During the Kerch–Feodosiya operation, Krasny Kavkaz sailed into the harbor of Feodosiya on 29 December 1941 and disembarked reinforcements and provided gunfire support for Soviet troops already ashore. She was hit seventeen times by Axis artillery and mortar fire in retaliation. On 1 and 3 January she ferried supplies and reinforcements for the Soviet bridgehead on the Kerch Peninsula. On the return voyage she was severely damaged by German Junkers Ju 87 Stuka dive-bombers from II./StG 77. Four near-misses close to her stern damaged her steering, her left propeller shaft, blew off one propeller and put enough holes in her stern that flooding caused her draft to increase by 5 m. She made it to Novorossiysk, escorted by the destroyer ', where she was patched up enough to make to Poti where more permanent repairs could be made. These took until October 1942 and the opportunity was taken to reinforce her anti-aircraft armament.

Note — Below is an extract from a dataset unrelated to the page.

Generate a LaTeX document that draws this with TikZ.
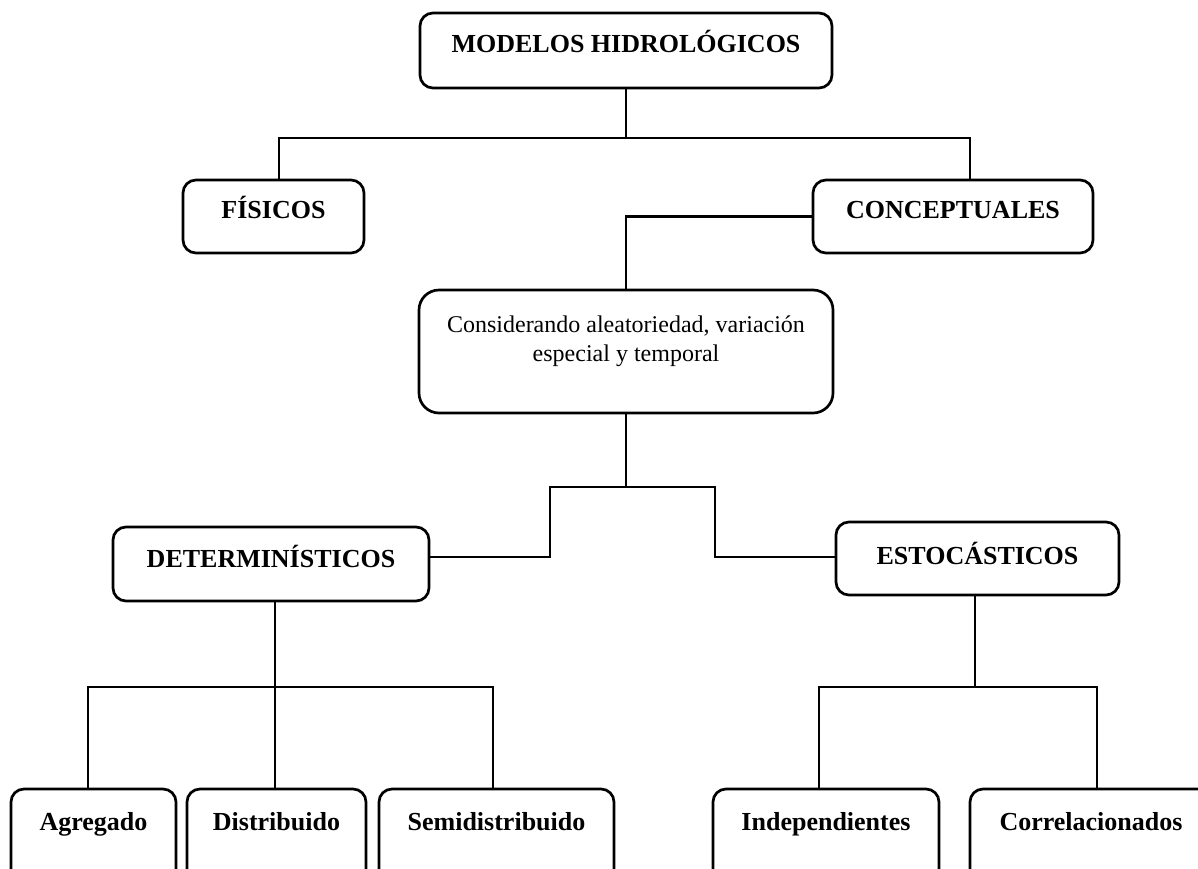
\documentclass[tikz,border=0pt]{standalone}
\usepackage{fontspec}
\setmainfont{Liberation Serif}
\begin{document}
\begin{tikzpicture}[x=0.5pt,y=-0.5pt,
  box/.style={draw, line width=1.35pt, rounded corners=6.5pt, inner sep=0pt,
    font=\fontsize{13pt}{15.6pt}\selectfont\bfseries, text depth=0pt},
  leaf/.style={box, minimum height=48pt, text height=0pt, text depth=7pt},
  conn/.style={line width=1.35pt}]
\useasboundingbox (0,0) rectangle (1198,868);
\clip (0,0) rectangle (1198,868);

% boxes
\node[box, minimum width=206pt, minimum height=37.5pt, text height=2pt] (mod) at (626,50.5) {MODELOS HIDROLÓGICOS};
\node[box, minimum width=90.5pt, minimum height=36.5pt, text height=2pt] (fis) at (273.5,216.5) {FÍSICOS};
\node[box, minimum width=140pt, minimum height=36.5pt, text height=2pt] (con) at (953,216.5) {CONCEPTUALES};
\node[box, rounded corners=10pt, font=\fontsize{12pt}{14.5pt}\selectfont,
  minimum width=207pt, minimum height=61.5pt, text height=0pt] (cons) at (626,351.5)
  {\raisebox{-5pt}[0pt][0pt]{\begin{tabular}[b]{@{}c@{}}Considerando aleatoriedad, variación\\ especial y temporal\end{tabular}}};
\node[box, minimum width=158pt, minimum height=37pt, text height=3.5pt] (det) at (271,564) {DETERMINÍSTICOS};
\node[box, minimum width=141.5pt, minimum height=36.5pt, text height=6pt] (est) at (977.5,558.5) {ESTOCÁSTICOS};

\node[leaf, minimum width=82.5pt] (agr) at (93.5,837) {Agregado};
\node[leaf, minimum width=89.5pt] (dis) at (276.5,837) {Distribuido};
\node[leaf, minimum width=117.5pt] (sem) at (496.5,837) {Semidistribuido};
\node[leaf, minimum width=113pt] (ind) at (826,837) {Independientes};
\node[leaf, minimum width=121pt] (cor) at (1091,837) {Correlacionados};

% connectors
\coordinate (t1) at (279,138);
\coordinate (t2) at (970,138);
\draw[conn] (mod.south) -- (mod.south |- t1);
\draw[conn] (t1 |- fis.north) -- (t1) -- (t2) -- (t2 |- con.north);

\draw[conn] (con.west) -- (con.west -| cons.north) -- (cons.north);

\coordinate (b1) at (550,487);
\coordinate (b2) at (715,487);
\coordinate (c1) at (550,557);
\coordinate (c2) at (715,557);
\draw[conn] (cons.south) -- (cons.south |- b1);
\draw[conn] (c1 -| det.east) -- (c1) -- (b1) -- (b2) -- (c2) -- (c2 -| est.west);

\coordinate (l1) at (88,687);
\coordinate (l2) at (275,687);
\coordinate (l3) at (493,687);
\draw[conn] (l2 |- det.south) -- (l2);
\draw[conn] (l1 |- agr.north) -- (l1) -- (l3) -- (l3 |- sem.north);
\draw[conn] (l2) -- (l2 |- dis.north);

\coordinate (r0) at (975,687);
\coordinate (r1) at (819,687);
\coordinate (r2) at (1097,687);
\draw[conn] (r0 |- est.south) -- (r0);
\draw[conn] (r1 |- ind.north) -- (r1) -- (r2) -- (r2 |- cor.north);
\end{tikzpicture}
\end{document}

She was awarded the Guards title on 3 April in recognition of her performance. Between 20 and 23 October, Krasny Kavkaz, her half-sister , and three destroyers ferried 12,600 men of the 8th, 9th and 10th Guards Rifle Brigades from Poti to Tuapse to reinforce the defenses there. On the night of 4 February 1943 the Soviets made a series of amphibious landings to the west of Novorossiysk, behind German lines. Krasny Krym, Krasny Kavkaz, and three destroyers provided fire support for the main landing, but the Soviet troops there were wiped out by 6 February, although one secondary landing was successful. The loss of three destroyers attempting to interdict the German evacuation of the Taman Bridgehead on 6 October 1943 caused Stalin to forbid the deployment of large naval units without his express permission and this meant the end of Krasny Kavkazs active participation in the war.

===Post-war history===
Little is known about her activities after the end of the war other than she was redesignated as a training ship on 12 May 1947. Krasny Kavkaz was assigned as a target ship for testing of KS-1 Komet (AS-1 Kennel) anti-shipping missile in 1951.

Since spring 1952, Krasny Kavkaz was tested against Komet missiles with an inert charge, resulting in three neat little holes, one on the aft and two on the weights on the marine fenders, however, there was also a massive 10 m² exit hole. During these tests, Krasny Kavkaz managed to stay afloat, continuing on course. On 21 November 1952, she was put out to sea at 18 knots (33.3 km/h) and without crew to allow for the testing of a Komet anti-ship missile with a proper warhead. During testing, she sank almost instantaneously, splitting into two and sinking within three minutes. Her estimated wreck location is roughly 15 miles (24.14 km) south of Cape Chauda, on the southern tip of Feodosia Gulf.